120  

Токсический шок, аллергическая реакция, поражение иммунной системы. Доктора терялись в догадках. Однако в крови пациентки не удалось обнаружить никаких токсинов – ни вчера, ни сегодня. Об одном можно было говорить с уверенностью: у нее случился выкидыш. Возможно, он послужил единственной причиной ее нынешнего состояния.

Ужасно, ужасно. Как все это ужасно.

Но ужаснее всего было смотреть на Роуан, пластом лежавшую в белоснежной больничной постели. Голова ее неподвижно застыла на подушке, взгляд пустых глаз был устремлен в потолок. Она потеряла много крови, была сильно истощена, и лицо ее стало белым как бумага. Именно эта мертвенная бледность и безжизненность вытянутых вдоль тела, слегка повернутых ладонями вверх рук производили особенно гнетущее впечатление. Лицо ее полностью лишилось выражения, на нем не читалось ни малейшего проблеска мысли или чувства. Широко открытые глаза, казавшиеся теперь слишком круглыми, абсолютно не реагировали на свет и движение. Рот неожиданно уменьшился и тоже казался круглым; губы Роуан утратили индивидуальность, некогда делавшую их соблазнительными и женственными. Сидя у постели Роуан, Мона заметила, что неподвижность больной не абсолютна в какой-то момент она попыталась согнуть руки, но сиделка вновь вытянула их вдоль тела.

Волосы Роуан заметно истончилось и поредели – еще одно свидетельство недостаточного питания и осложненной беременности. В белой больничной рубашке она казалась невероятно маленькой и походила на ангела в рождественском спектакле.

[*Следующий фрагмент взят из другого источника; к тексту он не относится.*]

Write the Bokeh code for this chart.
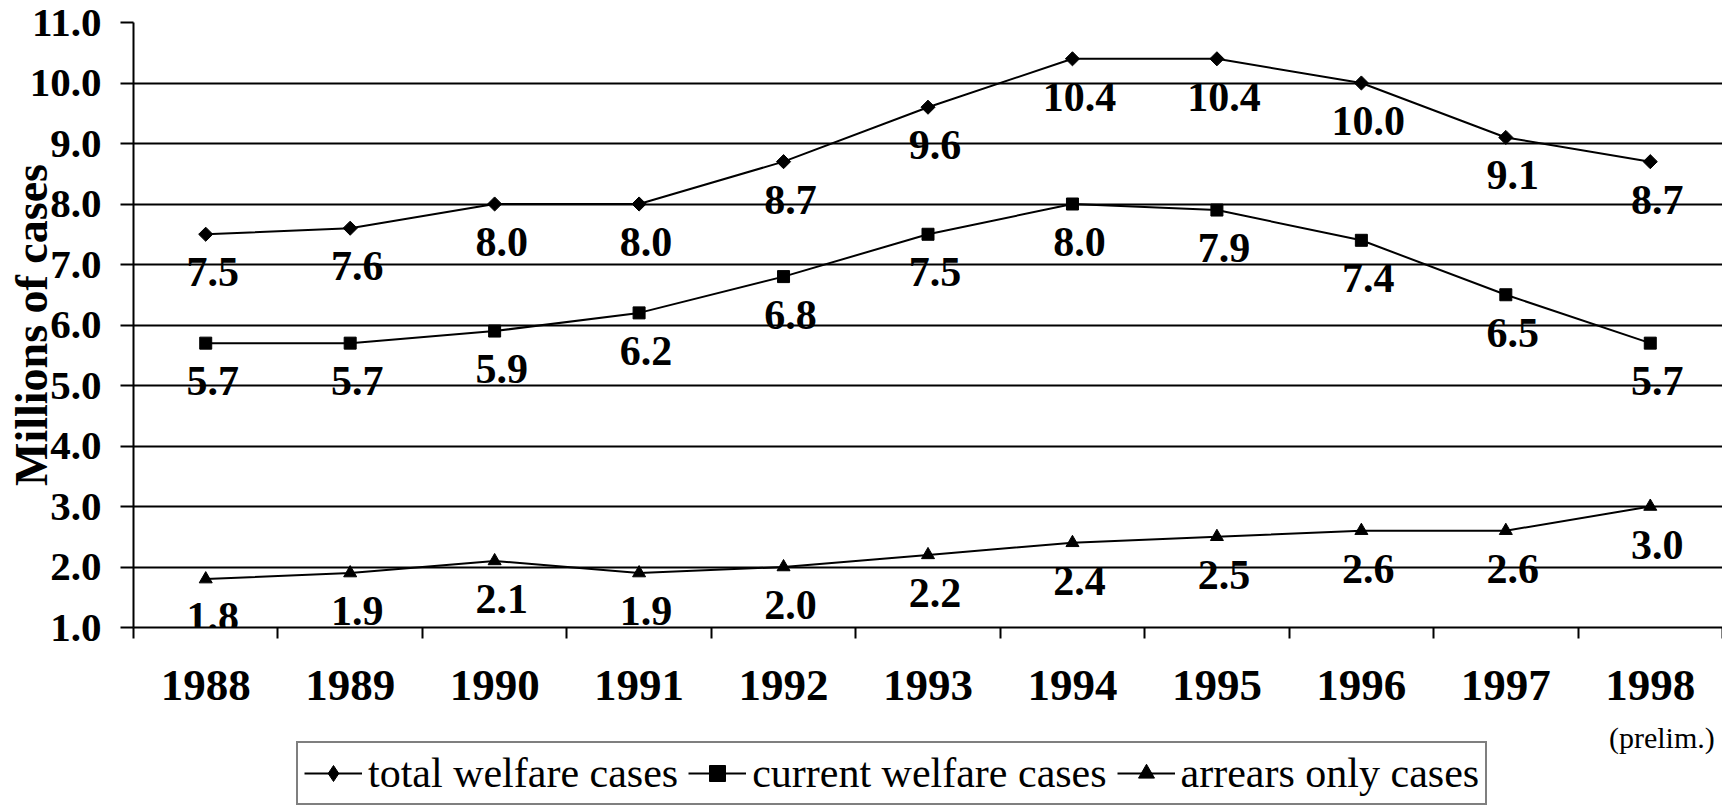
import math
from bokeh.plotting import figure
from bokeh.layouts import column
from bokeh.models import (FixedTicker, ColumnDataSource, LabelSet, Label, Range1d,
                          PrintfTickFormatter, Legend, LegendItem)
from bokeh.core.properties import value
from bokeh.embed import file_html
from bokeh.resources import INLINE

years = ["1988", "1989", "1990", "1991", "1992", "1993", "1994", "1995", "1996", "1997", "1998"]
total = [7.5, 7.6, 8.0, 8.0, 8.7, 9.6, 10.4, 10.4, 10.0, 9.1, 8.7]
current = [5.7, 5.7, 5.9, 6.2, 6.8, 7.5, 8.0, 7.9, 7.4, 6.5, 5.7]
arrears = [1.8, 1.9, 2.1, 1.9, 2.0, 2.2, 2.4, 2.5, 2.6, 2.6, 3.0]
y_ticks = [1, 2, 3, 4, 5, 6, 7, 8, 9, 10, 11]
series_names = ["total welfare cases", "current welfare cases", "arrears only cases"]
prelim_note = "(prelim.)"

FONT = "Liberation Serif"
n = len(years)
xc = [i + 0.5 for i in range(n)]

W = 1722
H_TOP = 712
H_BOT = 809 - H_TOP

p = figure(width=W, height=H_TOP, output_backend="svg", toolbar_location=None,
           x_range=Range1d(0, n), y_range=Range1d(y_ticks[0], y_ticks[-1]),
           min_border_left=133, min_border_right=0, min_border_top=22,
           min_border_bottom=H_TOP - 627)
p.outline_line_color = None
p.background_fill_color = "white"
p.border_fill_color = "white"

# x axis (year labels, boundary tick marks)
xa = p.xaxis[0]
xa.ticker = FixedTicker(ticks=xc, minor_ticks=list(range(n + 1)))
xa.major_label_overrides = {x: y for x, y in zip(xc, years)}
xa.major_tick_out = 0
xa.major_tick_in = 0
xa.minor_tick_out = 11
xa.minor_tick_in = 0
xa.minor_tick_line_color = "black"
xa.minor_tick_line_width = 2
xa.axis_line_color = "black"
xa.axis_line_width = 2
xa.major_label_standoff = 32
xa.major_label_text_font = FONT
xa.major_label_text_font_style = "bold"
xa.major_label_text_font_size = "45px"
xa.major_label_text_color = "black"

# y axis
ya = p.yaxis[0]
ya.ticker = FixedTicker(ticks=y_ticks, minor_ticks=[])
ya.formatter = PrintfTickFormatter(format="%.1f")
ya.major_tick_out = 13
ya.major_tick_in = 0
ya.major_tick_line_width = 2
ya.major_tick_line_color = "black"
ya.minor_tick_line_color = None
ya.axis_line_color = "black"
ya.axis_line_width = 2
ya.major_label_standoff = 19
ya.major_label_text_font = FONT
ya.major_label_text_font_style = "bold"
ya.major_label_text_font_size = "41px"
ya.major_label_text_color = "black"
ya.axis_label = "Millions of cases"
ya.axis_label_standoff = -30
ya.axis_label_text_font = FONT
ya.axis_label_text_font_style = "bold"
ya.axis_label_text_font_size = "46px"
ya.axis_label_text_color = "black"

p.xgrid.visible = False
p.ygrid.ticker = FixedTicker(ticks=y_ticks)
p.ygrid.grid_line_color = "black"
p.ygrid.grid_line_width = 2
p.ygrid.grid_line_alpha = 1.0

all_series = [total, current, arrears]
markers = [("square", math.pi / 4, 10), ("square", 0, 12), ("triangle", 0, 13)]
legend_markers = [("diamond", 15), ("square", 12), ("triangle", 13)]
for vals, (mk, ang, sz) in zip(all_series, markers):
    p.line(xc, vals, line_color="black", line_width=2)
    p.scatter(xc, vals, marker=mk, angle=ang, size=sz, fill_color="black",
              line_color="black")
    src = ColumnDataSource(dict(x=xc, y=vals, t=[f"{v:.1f}" for v in vals]))
    p.add_layout(LabelSet(x="x", y="y", text="t", source=src, x_offset=7, y_offset=-38,
                          text_align="center", text_baseline="middle",
                          text_font=value(FONT), text_font_style="bold",
                          text_font_size="42px", text_color="black"))

# lower strip: "(prelim.)" note and the legend box
p2 = figure(width=W, height=H_BOT, output_backend="svg", toolbar_location=None,
            x_range=p.x_range, y_range=Range1d(0, 1),
            x_axis_location=None, y_axis_location=None,
            min_border_left=133, min_border_right=0, min_border_top=0, min_border_bottom=0)
p2.outline_line_color = None
p2.xgrid.visible = False
p2.ygrid.visible = False
p2.background_fill_color = "white"
p2.border_fill_color = "white"

# legend proxies: same series, lying outside this strip's visible y range
items = []
for vals, name, (mk, sz) in zip(all_series, series_names, legend_markers):
    r1 = p2.line(xc, vals, line_color="black", line_width=2)
    r2 = p2.scatter(xc, vals, marker=mk, size=sz, fill_color="black", line_color="black")
    items.append(LegendItem(label=name, renderers=[r1, r2]))

lg = Legend(items=items, location=(163, 4), orientation="horizontal")
lg.label_text_font = FONT
lg.label_text_font_size = "42px"
lg.label_text_color = "black"
lg.glyph_width = 58
lg.glyph_height = 40
lg.label_standoff = 6
lg.spacing = 10
lg.padding = 6
lg.margin = 0
lg.border_line_color = "black"
lg.border_line_width = 2
lg.background_fill_alpha = 1.0
p2.add_layout(lg, "center")

p2.add_layout(Label(x=xc[-1] + 0.08, y=1 - 25 / H_BOT, text=prelim_note,
                    text_align="center", text_baseline="middle", text_font=FONT,
                    text_font_size="30px", text_color="black"))

layout = column(p, p2, spacing=0)
open("out.html", "w").write(file_html(layout, INLINE))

Смотреть на Майкла тоже было невыносимо. Совершенно убитый, заплаканный и дрожащий, он сидел у постели Роуан и беспрестанно говорил с ней, уверял, что ей не о чем беспокоиться – он всегда будет рядом, а врачи сделают все от них зависящее. Рассказывал, что обязательно повесит в ее комнате картины, что там будет играть музыка. Он отыскал замечательный старый граммофон. Они с Роуан будут вместе его слушать. Бедный Майкл не умолкал ни на минуту. «Мы обо всем позаботимся… Мы обо всем позаботимся», – как заведенный твердил он.

У Майкла не хватало духу сказать что-нибудь вроде: «Мы непременно найдем этого проклятого ублюдка, это чудовище. Он заплатит за все, что с тобой сделал». Да и кто мог пообещать такое бесчувственному существу, распростертому в больничной постели, существу, столь мало напоминавшему незаурядную женщину, некогда столь уверенно и успешно оперировавшую людские мозги.

В отличие от Майкла, Мона понимала, что Роуан абсолютно ничего не слышит. Мозг ее все еще сохранял остатки функций, он заставлял легкие дышать, а сердце биться; тем не менее кровь текла по ее жилам все более вяло и конечности становились все более холодными.

В любой момент мозг мог окончательно выйти из строя и прекратить отдавать приказы внутренним органам. И тогда последние проблески жизни оставят тело Роуан. А разум, хозяин этого тела, уже покинул его, сняв с себя все заботы. Энцефалограмма показала это со всей очевидностью.

Изображение на экране было в точности таким, какое возникает при подключении аппарата к покойнику. Врачи сказали, что экран никогда не бывает абсолютно пустым.

Рассудок Роуан погиб, а тело превратилось в сплошную рану. И это тоже было ужасно. Бледные ноги и руки Роуан покрывали синяки. На левом бедре имелись признаки перелома. Помимо синяков на теле были обнаружены и несомненные следы насилия. Выкидыш проходил на редкость тяжело. Ноги Роуан были покрыты кровью и околоплодной жидкостью.

В шесть часов утра врачи отключили аппарат искусственного дыхания. Операция по удалению матки прошла быстро и без каких-либо осложнений. Все необходимые анализы были сделаны.

В десять часов утра они решили отвезти Роуан домой. Существовала лишь одна причина для подобной спешки: никто из родственников не надеялся, что она переживет этот день. А указания, которые Роуан дала на этот случай, отличались чрезвычайной ясностью. Вступив в права наследства, Роуан первым делом составила подробные письменные инструкции, согласно которым умереть она должна непременно в доме на Первой улице. «Мой дом» – так назывался он в бумагах. Все распоряжения были написаны ею собственноручно, столь характерным для нее аккуратным почерком. Она сделала их в счастливые дни, предшествовавшие свадьбе, особенно проследив за тем, чтобы они полностью соответствовали условиям и духу легата. Именно тогда она пожелала умереть на старинной кровати, некогда принадлежавшей Мэри-Бет.